Britta Marakatt-Labba (b. 1951)
Marakatt-Labba was born and raised in a reindeer-herding family. Their winter pasture was in Swedish Sápmi, and the summer grazing period was spent on the Norwegian side of Sápmi. Marakatt-Labba works with narrative, or storytelling, embroidery. Her images are miniature worlds created with needle and thread. The images depict various events and scenes from everyday life, mythology, political reflections and tales about Sámi culture and history.

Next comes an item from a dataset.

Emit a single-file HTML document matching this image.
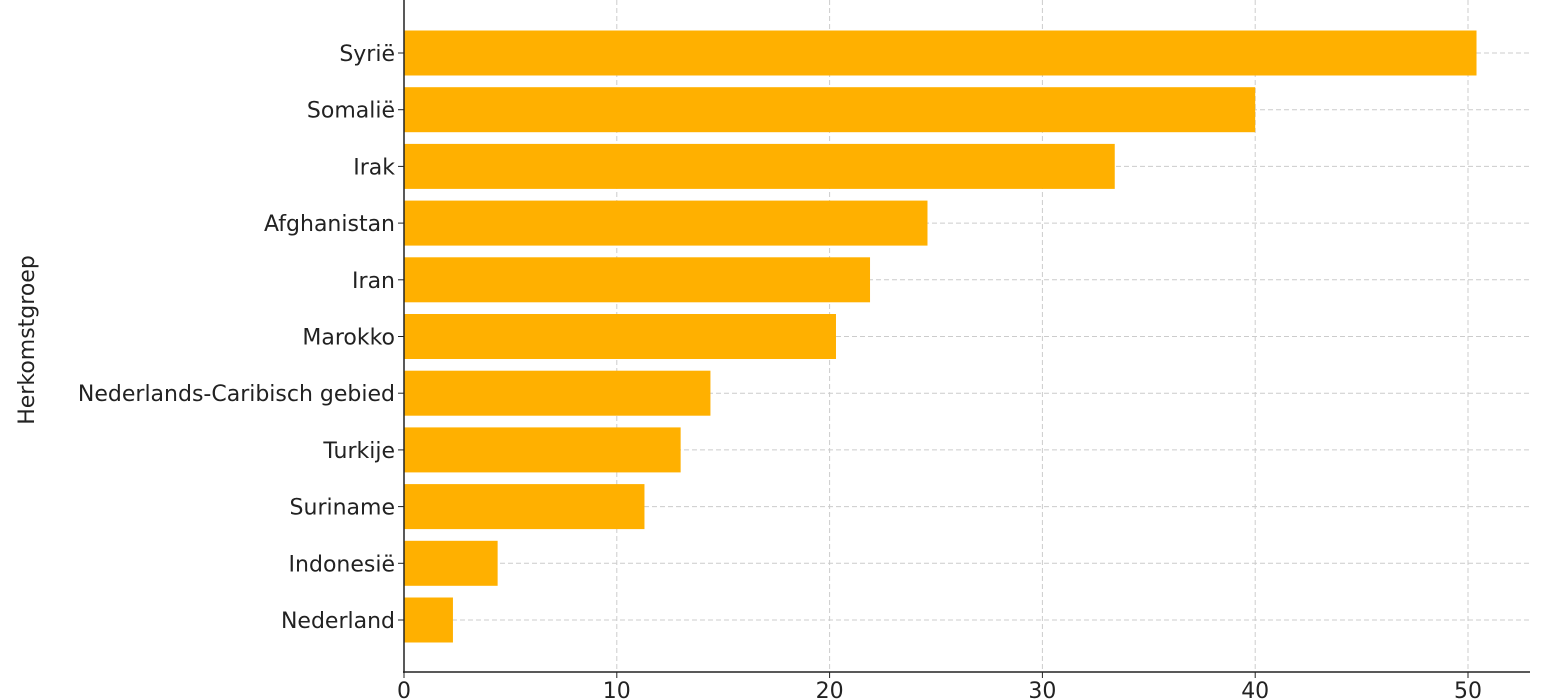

Olof Marsja (b. 1986 in Gällivare)
Marsja is based in Gothenburg, Stockholm, and works mainly with sculptural expressions where the organic, industrially produced and the handmade are put together into ambiguous figures and objects. In his works on view in Arctic Highways, the carefully carved wood, the cast metal, the hand-blown glass coexist with the found and raw processed materials. In a playful and serious way, he addresses issues of identity, the present and history. The sculptures that emerge are hybrid figures that slide between categories such as visual arts, crafts, imagination, reality, man and animals.
Meryl McMaster (b. 1988)
McMaster is a Canadian artist with nêhiyaw (Plains Cree), British and Dutch ancestry based in the city of Ottawa. Her work is predominantly photography-based, incorporating the production of props, sculptural garments and performance forming a synergy that transports the viewer out of the ordinary and into a space of contemplation and introspection. She explores the self in relation to land, lineage, history, culture, and the more-than-human world.
Máret Ánne Sara (b. 1983)
Sara is an artist and an author. She is from a reindeer-herding family in Kautokeino, Northern Norway, and currently works in her hometown. Sara’s work deals with the political and social issues affecting the Sámi communities in general, and the reindeer-herding communities in particular. Sara has created posters, CD- and LP-covers, visual scenography and fabric prints for a number of Sámi artists, designers, and institutions. She is the initiator and founding member of Dáiddadállu Artist Collective Kautokeino.